Given instruction
Starting with the first line below, extract each line through the one that contains "(0,1204) -- (1098,1204);", inclusive, excluding pictures.

Supplied information
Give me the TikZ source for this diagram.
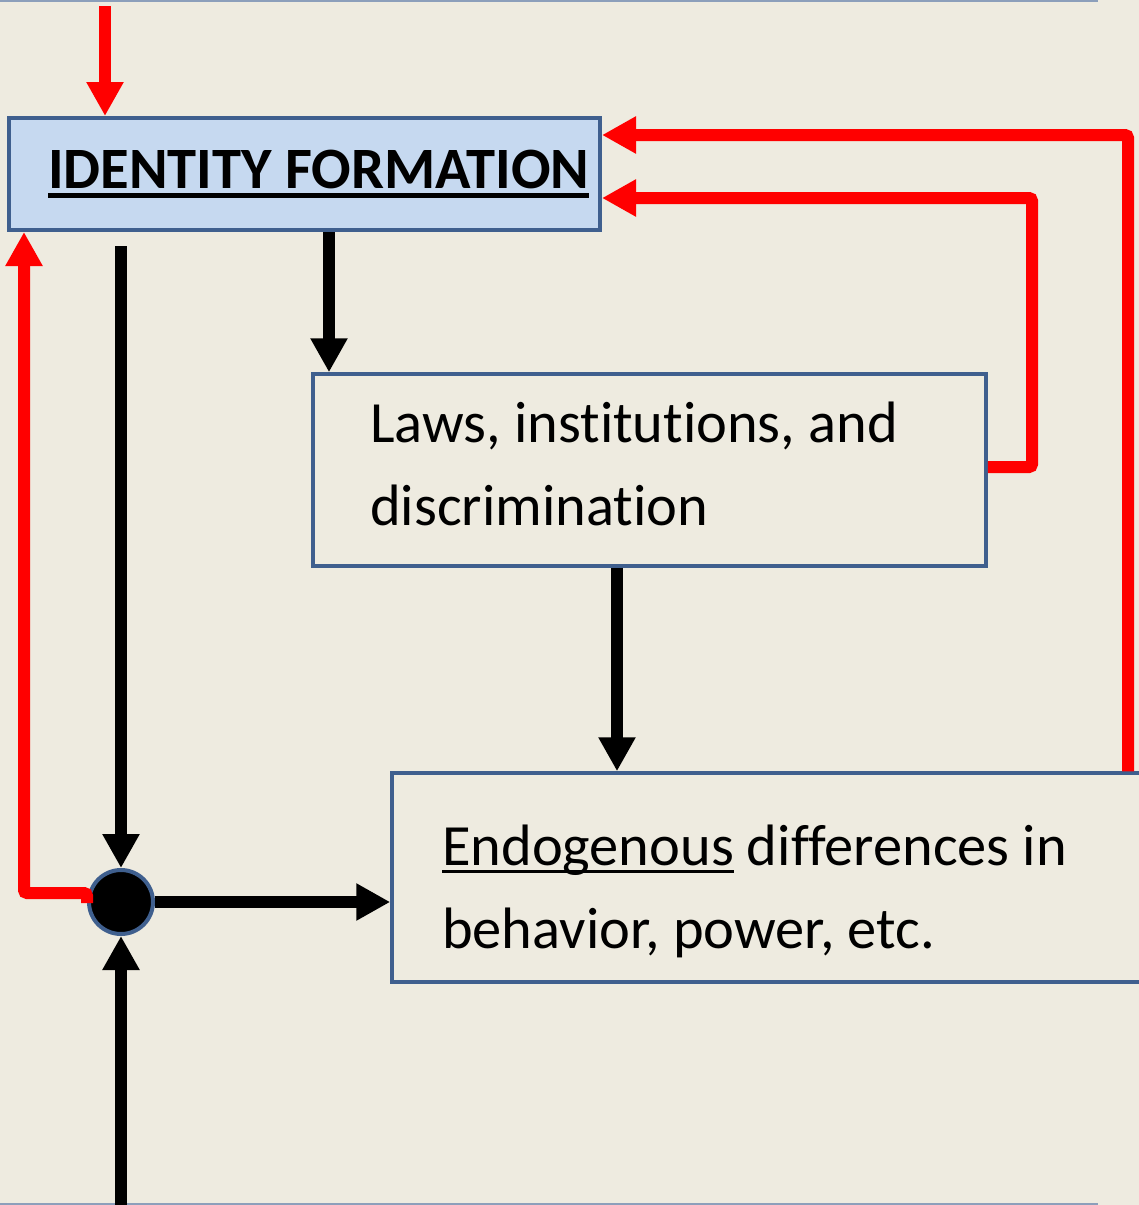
\documentclass[tikz,border=0pt]{standalone}
\usepackage{fontspec}
\setmainfont[Ligatures={NoCommon}]{Carlito}
\usetikzlibrary{arrows.meta,calc}
\definecolor{bg}{HTML}{EEEBE0}
\definecolor{boxblue}{HTML}{3F5F8E}
\definecolor{idfill}{HTML}{C6D9F0}
\definecolor{arrred}{HTML}{FF0000}
\newcommand\ulbox[3]{\setbox0\hbox{#3}\rlap{\rule[-#1]{\wd0}{#2}}\box0{}}
\tikzset{
  box/.style={draw=boxblue, rectangle, inner sep=0pt},
  txt/.style={anchor=base west, inner sep=0pt, font=\fontsize{58.4}{72}\selectfont},
  redarrow/.style={draw=arrred, line width=12pt, rounded corners=3pt, -{Triangle[width=35pt,length=34pt]}},
  blackarrow/.style={draw=black, line width=12pt, -{Triangle[width=35pt,length=34pt]}},
  frameline/.style={draw=boxblue!60, line width=2pt},
}
\begin{document}
\begin{tikzpicture}[x=1pt,y=-1pt]
\fill[bg] (0,0) rectangle (1139,1205);
\useasboundingbox (0,0) rectangle (1139,1205);
\draw[frameline] (0,1) -- (1098,1);
\draw[frameline] (0,1204) -- (1098,1204);

% boxes
\node[box, fill=idfill, line width=4pt, minimum width=591pt, minimum height=112pt] (id) at (304.5,174) {};
\node[box, fill=bg, line width=3.5pt, minimum width=673pt, minimum height=192pt] (laws) at (649.5,470) {};
\node[box, fill=bg, line width=3.5pt, minimum width=758pt, minimum height=209pt] (endo) at (771,877.5) {};
\node[circle, draw=boxblue, fill=black, line width=4pt, minimum size=64pt, inner sep=0pt] (dot) at (121,902) {};

% texts
\node[txt, font=\fontsize{58.6}{72}\selectfont\bfseries] (idtext) at (48,188) {\ulbox{10pt}{5pt}{IDENTITY FORMATION}};
\node[txt] (laws1) at (370,442) {Laws, institutions, and};
\node[txt] (laws2) at (370,525) {discrimination};
\node[txt] (endo1) at (442,865) {\ulbox{8pt}{3pt}{Endogenous} differences in};
\node[txt] (endo2) at (442,948) {behavior, power, etc.};

% coordinates
\coordinate (topin) at (105,6);
\coordinate (a1) at (1128,135);
\coordinate (a2) at (1032,198);
\coordinate (c3) at (24,893);
\coordinate (b1) at (329,0);
\coordinate (b2) at (617,0);
\coordinate (b3) at (121,246);
\coordinate (b4) at (121,1205);

% red connectors
\draw[redarrow] (topin) -- (topin |- id.north);
\draw[redarrow] (a1 |- endo.north) -- (a1) -- (a1 -| id.east);
\draw[redarrow] (laws.east |- 0,467) -- (a2 |- 0,467) -- (a2) -- (a2 -| id.east);
\draw[redarrow] ([yshift=-1pt]dot.west) -- (dot.west |- c3) -- (c3) -- (c3 |- id.south);

% black connectors
\draw[blackarrow] (b1 |- id.south) -- (b1 |- laws.north);
\draw[blackarrow] (b2 |- laws.south) -- (b2 |- endo.north);
\draw[blackarrow] (b3) -- (dot.north);
\draw[blackarrow] (dot.east) -- (dot.east -| endo.west);
\draw[blackarrow] (b4) -- (dot.south);
\end{tikzpicture}
\end{document}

Task answer
Give me the TikZ source for this diagram.
\documentclass[tikz,border=0pt]{standalone}
\usepackage{fontspec}
\setmainfont[Ligatures={NoCommon}]{Carlito}
\usetikzlibrary{arrows.meta,calc}
\definecolor{bg}{HTML}{EEEBE0}
\definecolor{boxblue}{HTML}{3F5F8E}
\definecolor{idfill}{HTML}{C6D9F0}
\definecolor{arrred}{HTML}{FF0000}
\newcommand\ulbox[3]{\setbox0\hbox{#3}\rlap{\rule[-#1]{\wd0}{#2}}\box0{}}
\tikzset{
  box/.style={draw=boxblue, rectangle, inner sep=0pt},
  txt/.style={anchor=base west, inner sep=0pt, font=\fontsize{58.4}{72}\selectfont},
  redarrow/.style={draw=arrred, line width=12pt, rounded corners=3pt, -{Triangle[width=35pt,length=34pt]}},
  blackarrow/.style={draw=black, line width=12pt, -{Triangle[width=35pt,length=34pt]}},
  frameline/.style={draw=boxblue!60, line width=2pt},
}
\begin{document}
\begin{tikzpicture}[x=1pt,y=-1pt]
\fill[bg] (0,0) rectangle (1139,1205);
\useasboundingbox (0,0) rectangle (1139,1205);
\draw[frameline] (0,1) -- (1098,1);
\draw[frameline] (0,1204) -- (1098,1204);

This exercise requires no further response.